**What you should do:** In the material below, find each line holding the string "this" and copy it.

--------------------------------------------------

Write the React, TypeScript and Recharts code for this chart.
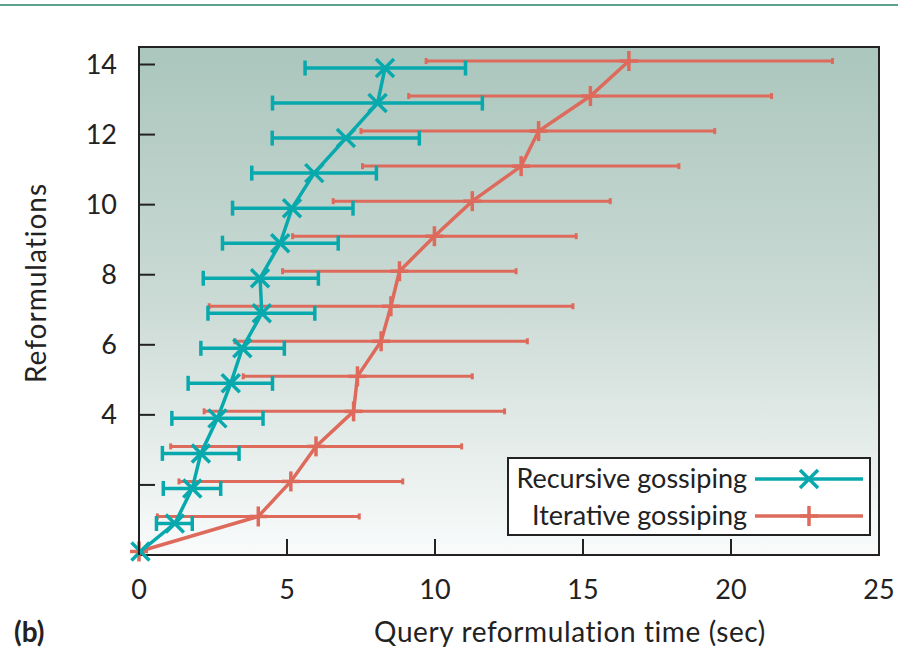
import { ScatterChart, Scatter, XAxis, YAxis, CartesianGrid, ErrorBar, ReferenceArea, Legend } from "recharts";

const FONT = "Lato, 'Open Sans', sans-serif";
const TEAL = "#08a9ad";
const SALMON = "#de6a5c";
const INK = "#222";

const X_TICKS = [0, 5, 10, 15, 20, 25];
const Y_TICKS = [2, 4, 6, 8, 10, 12, 14];

// Recursive gossiping (rows 14 -> 0)
const recLevel = [13.9, 12.9, 11.9, 10.9, 9.9, 8.9, 7.9, 6.9, 5.9, 4.9, 3.9, 2.9, 1.9, 0.9, 0.1];
const recTime = [8.31, 8.06, 6.99, 5.92, 5.17, 4.77, 4.09, 4.15, 3.49, 3.1, 2.65, 2.09, 1.8, 1.21, 0.05];
const recLow = [5.61, 4.51, 4.5, 3.81, 3.16, 2.82, 2.17, 2.33, 2.09, 1.66, 1.11, 0.79, 0.82, 0.59, null];
const recHigh = [11.03, 11.6, 9.47, 8.02, 7.23, 6.73, 6.06, 5.94, 4.91, 4.51, 4.19, 3.38, 2.76, 1.8, null];

// Iterative gossiping
const iterLevel = [14.1, 13.1, 12.1, 11.1, 10.1, 9.1, 8.1, 7.1, 6.1, 5.1, 4.1, 3.1, 2.1, 1.1, 0.1];
const iterTime = [16.55, 15.25, 13.5, 12.91, 11.26, 9.98, 8.8, 8.51, 8.18, 7.38, 7.25, 5.98, 5.13, 4.03, 0];
const iterLow = [9.7, 9.11, 7.5, 7.55, 6.56, 5.19, 4.85, 2.37, 3.24, 3.52, 2.2, 1.07, 1.35, 0.62, null];
const iterHigh = [23.43, 21.37, 19.45, 18.24, 15.92, 14.77, 12.74, 14.66, 13.12, 11.26, 12.35, 10.9, 8.91, 7.44, null];

const REC_NAME = "Recursive gossiping";
const ITER_NAME = "Iterative gossiping";
const LEGEND_ORDER = [REC_NAME, ITER_NAME];

function buildRows(level: number[], time: number[], low: (number | null)[], high: (number | null)[]) {
  return time.map((t, i) => ({
    time: t,
    level: level[i],
    err: low[i] == null || high[i] == null ? null : [t - (low[i] as number), (high[i] as number) - t],
  }));
}

const recData = buildRows(recLevel, recTime, recLow, recHigh);
const iterData = buildRows(iterLevel, iterTime, iterLow, iterHigh);

function Cross({ cx, cy, color }: { cx: number; cy: number; color: string }) {
  const s = 9;
  return (
    <g stroke={color} strokeWidth={3.5}>
      <line x1={cx - s} y1={cy - s} x2={cx + s} y2={cy + s} />
      <line x1={cx - s} y1={cy + s} x2={cx + s} y2={cy - s} />
    </g>
  );
}

function Plus({ cx, cy, color }: { cx: number; cy: number; color: string }) {
  return (
    <g stroke={color} strokeWidth={3.5}>
      <line x1={cx} y1={cy - 10} x2={cx} y2={cy + 10} />
      <line x1={cx - 9} y1={cy} x2={cx + 9} y2={cy} />
    </g>
  );
}

const MARKERS: Record<string, (p: { cx: number; cy: number; color: string }) => any> = {
  [REC_NAME]: Cross,
  [ITER_NAME]: Plus,
};

function YTick({ x, y, payload }: any) {
  return (
    <g>
      <line x1={x} x2={x + 16} y1={y} y2={y} stroke={INK} strokeWidth={2} />
      {payload.value !== 2 && (
        <text x={x - 22} y={y + 9} textAnchor="end" fontSize={27} fontFamily={FONT} fill={INK}>
          {payload.value}
        </text>
      )}
    </g>
  );
}

function XTick({ x, y, payload }: any) {
  return (
    <g>
      <line x1={x} x2={x} y1={y} y2={y - 16} stroke={INK} strokeWidth={2} />
      <text x={x} y={y + 44} textAnchor="middle" fontSize={27} fontFamily={FONT} fill={INK}>
        {payload.value}
      </text>
    </g>
  );
}

function LegendBox({ payload }: any) {
  const items = LEGEND_ORDER.map((n) => (payload || []).find((p: any) => p.value === n)).filter(Boolean);
  return (
    <div style={{ width: 360, height: 75, border: `2px solid ${INK}`, background: "#fff" }}>
      <svg width={360} height={75} style={{ display: "block" }}>
        {items.map((it: any, i: number) => {
          const cy = 20 + i * 37;
          const Mark = MARKERS[it.value];
          return (
            <g key={it.value}>
              <text x={238} y={cy + 9} textAnchor="end" fontSize={27} fontFamily={FONT} fill={INK}>
                {it.value}
              </text>
              <line x1={246} x2={354} y1={cy} y2={cy} stroke={it.color} strokeWidth={3.5} />
              <Mark cx={300} cy={cy} color={it.color} />
            </g>
          );
        })}
      </svg>
    </div>
  );
}

export default function App() {
  return (
    <div style={{ position: "absolute", left: 0, top: 0, width: 898, height: 647, background: "#fff" }}>
      <div style={{ position: "absolute", left: 0, top: 4, width: 898, height: 2, background: "#5aa48f" }} />
      <ScatterChart width={898} height={647} margin={{ top: 47, right: 19, left: 0, bottom: 0 }}>
        <defs>
          <linearGradient id="plotBg" x1="0" y1="0" x2="0" y2="1">
            <stop offset="0%" stopColor="#aac6bd" />
            <stop offset="50%" stopColor="#cbdad5" />
            <stop offset="100%" stopColor="#f9fbfb" />
          </linearGradient>
        </defs>
        <CartesianGrid horizontal={false} vertical={false} fill="url(#plotBg)" />
        <XAxis
          type="number"
          dataKey="time"
          domain={[0, 25]}
          ticks={X_TICKS}
          height={92}
          axisLine={false}
          tickLine={false}
          tickSize={0}
          tickMargin={0}
          tick={<XTick />}
          interval={0}
        />
        <YAxis
          type="number"
          dataKey="level"
          domain={[0, 14.5]}
          ticks={Y_TICKS}
          width={139}
          axisLine={false}
          tickLine={false}
          tickSize={0}
          tickMargin={0}
          tick={<YTick />}
          interval={0}
        />
        <ReferenceArea x1={0} x2={25} y1={0} y2={14.5} fill="none" stroke={INK} strokeWidth={2} />
        <Scatter
          name={ITER_NAME}
          data={iterData}
          fill={SALMON}
          line={{ stroke: SALMON, strokeWidth: 3.5 }}
          shape={(p: any) => <Plus cx={p.cx} cy={p.cy} color={SALMON} />}
          isAnimationActive={false}
        >
          <ErrorBar dataKey="err" direction="x" width={3} stroke={SALMON} strokeWidth={3} />
        </Scatter>
        <Scatter
          name={REC_NAME}
          data={recData}
          fill={TEAL}
          line={{ stroke: TEAL, strokeWidth: 3.5 }}
          shape={(p: any) => <Cross cx={p.cx} cy={p.cy} color={TEAL} />}
          isAnimationActive={false}
        >
          <ErrorBar dataKey="err" direction="x" width={7.5} stroke={TEAL} strokeWidth={3.5} />
        </Scatter>
        <Legend
          layout="vertical"
          align="center"
          verticalAlign="middle"
          content={<LegendBox />}
          wrapperStyle={{ left: 507, top: 457, width: 364, height: 79 }}
        />
      </ScatterChart>
      <svg width={898} height={647} style={{ position: "absolute", left: 0, top: 0, pointerEvents: "none" }}>
        <text
          x={35}
          y={283}
          transform="rotate(-90 35 283)"
          textAnchor="middle"
          dominantBaseline="central"
          fontSize={28}
          letterSpacing={1}
          fontFamily={FONT}
          fill={INK}
        >
          Reformulations
        </text>
        <text x={14} y={642} fontSize={28} fontWeight="bold" fontFamily={FONT} fill={INK}>
          (b)
        </text>
        <text x={570} y={642} textAnchor="middle" fontSize={28} letterSpacing={0.6} fontFamily={FONT} fill={INK}>
          Query reformulation time (sec)
        </text>
      </svg>
    </div>
  );
}
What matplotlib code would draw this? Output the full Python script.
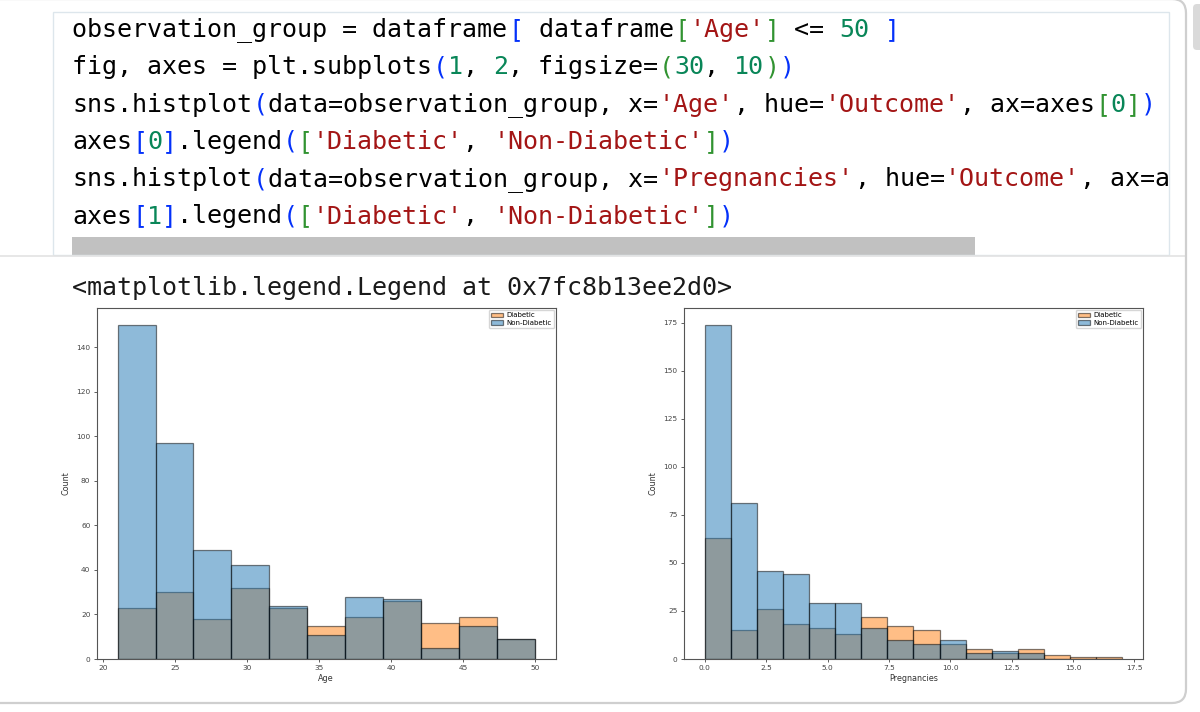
import re
import numpy as np
import matplotlib
matplotlib.use("Agg")
import matplotlib.pyplot as plt
from matplotlib.patches import Rectangle, FancyBboxPatch

# notebook cell text
code_lines = [
    "observation_group = dataframe[ dataframe['Age'] <= 50 ]",
    "fig, axes = plt.subplots(1, 2, figsize=(30, 10))",
    "sns.histplot(data=observation_group, x='Age', hue='Outcome', ax=axes[0])",
    "axes[0].legend(['Diabetic', 'Non-Diabetic'])",
    "sns.histplot(data=observation_group, x='Pregnancies', hue='Outcome', ax=axes[1])",
    "axes[1].legend(['Diabetic', 'Non-Diabetic'])",
]
output_line = "<matplotlib.legend.Legend at 0x7fc8b13ee2d0>"

# histogram counts (one value per bin)
age_range = (21, 50)
age_non_diabetic = [150, 97, 49, 42, 24, 11, 28, 27, 5, 15, 9]
age_diabetic = [23, 30, 18, 32, 23, 15, 19, 26, 16, 19, 9]

preg_range = (0, 17)
preg_non_diabetic = [174, 81, 46, 44, 29, 29, 16, 10, 8, 10, 3, 4, 3, 0, 0, 0]
preg_diabetic = [63, 15, 26, 18, 16, 13, 22, 17, 15, 8, 5, 3, 5, 2, 1, 1]

legend_labels = ['Diabetic', 'Non-Diabetic']

W, H, DPI = 1200, 712, 100
fig = plt.figure(figsize=(W / DPI, H / DPI), dpi=DPI)

# background axes in pixel coordinates for the notebook chrome
bg = fig.add_axes([0, 0, 1, 1])
bg.set_xlim(0, W)
bg.set_ylim(H, 0)
bg.axis('off')

# code cell
bg.add_patch(Rectangle((53, 12), 1116, 243, fc='white', ec='none', zorder=1))
bg.add_patch(Rectangle((72, 237), 903, 18, fc='#c1c1c1', ec='none', zorder=2))

FS = 18
char_w = 0.60205 * FS * DPI / 72
x0 = 72
y_lines = [30 + 37.3 * i for i in range(len(code_lines))]

bracket_cols = ['#0431fa', '#319331', '#7b3814']
tok_re = re.compile(r"'[^']*'|\b\d+\b|[\[\]\(\)]|[^'\[\]\(\)\d]+|\w+")


def tokens(line):
    depth = 0
    out = []
    for m in tok_re.finditer(line):
        s = m.group(0)
        if s.startswith("'"):
            c = '#a31515'
        elif s.isdigit():
            c = '#098658'
        elif s in '([':
            c = bracket_cols[depth % 3]
            depth += 1
        elif s in ')]':
            depth -= 1
            c = bracket_cols[depth % 3]
        else:
            c = '#000000'
        out.append((m.start(), s, c))
    return out


for y, line in zip(y_lines, code_lines):
    for col, s, c in tokens(line):
        bg.text(x0 + col * char_w, y, s, color=c, fontsize=FS,
                family='DejaVu Sans Mono', va='center', ha='left', zorder=3)

# hide the overflow of the long line beyond the cell's right edge
bg.add_patch(Rectangle((1169.5, 12), 40, 243, fc='white', ec='none', zorder=4))
bg.add_patch(Rectangle((53, 12), 1116, 243, fc='none', ec='#dde6ec', lw=1.0, zorder=5))
bg.plot([0, 1186], [255.5, 255.5], color='#e3e3e3', lw=1.2, zorder=5)

# outer output container (right / bottom borders with round corners)
bg.add_patch(FancyBboxPatch((-30, -1), 1216, 704, boxstyle="round,pad=0,rounding_size=14",
                            fc='none', ec='#cfcfcf', lw=1.6, zorder=6))
# page scrollbar stub at top right
bg.add_patch(FancyBboxPatch((1193, 4), 12, 46, boxstyle="round,pad=0,rounding_size=4",
                            fc='#dadada', ec='none', zorder=6))

bg.text(x0, 288, output_line, color='#1a1a1a', fontsize=FS,
        family='DejaVu Sans Mono', va='center', ha='left')

blue = '#1f77b4'
orange = '#ff7f0e'


def hist_panel(rect, rng, non_diab, diab, xlabel):
    ax = fig.add_axes(rect)
    edges = np.linspace(rng[0], rng[1], len(non_diab) + 1)
    widths = np.diff(edges)
    b_or = ax.bar(edges[:-1], diab, width=widths, align='edge', color=orange,
                  edgecolor='black', linewidth=0.9, alpha=0.5)
    b_bl = ax.bar(edges[:-1], non_diab, width=widths, align='edge', color=blue,
                  edgecolor='black', linewidth=0.9, alpha=0.5)
    ax.legend([b_or, b_bl], legend_labels, loc='upper right', fontsize=5,
              handlelength=1.7, handleheight=0.6, borderpad=0.35,
              labelspacing=0.25, handletextpad=0.5, borderaxespad=0.25)
    ax.set_xlabel(xlabel, fontsize=5.8, labelpad=2, color='#333333')
    ax.set_ylabel('Count', fontsize=5.8, labelpad=4, color='#333333')
    ax.tick_params(labelsize=5.3, length=2.5, width=0.6, pad=2, colors='#444444')
    for sp in ax.spines.values():
        sp.set_color('#555555')
        sp.set_linewidth(0.8)
    return ax


hist_panel([0.0806, 0.0744, 0.3825, 0.4930], age_range,
           age_non_diabetic, age_diabetic, 'Age')
hist_panel([0.570, 0.0744, 0.3825, 0.4930], preg_range,
           preg_non_diabetic, preg_diabetic, 'Pregnancies')

fig.savefig('out.png', dpi=DPI)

--------------------------------------------------

**Output:**
Write the React, TypeScript and Recharts code for this chart.
What matplotlib code would draw this? Output the full Python script.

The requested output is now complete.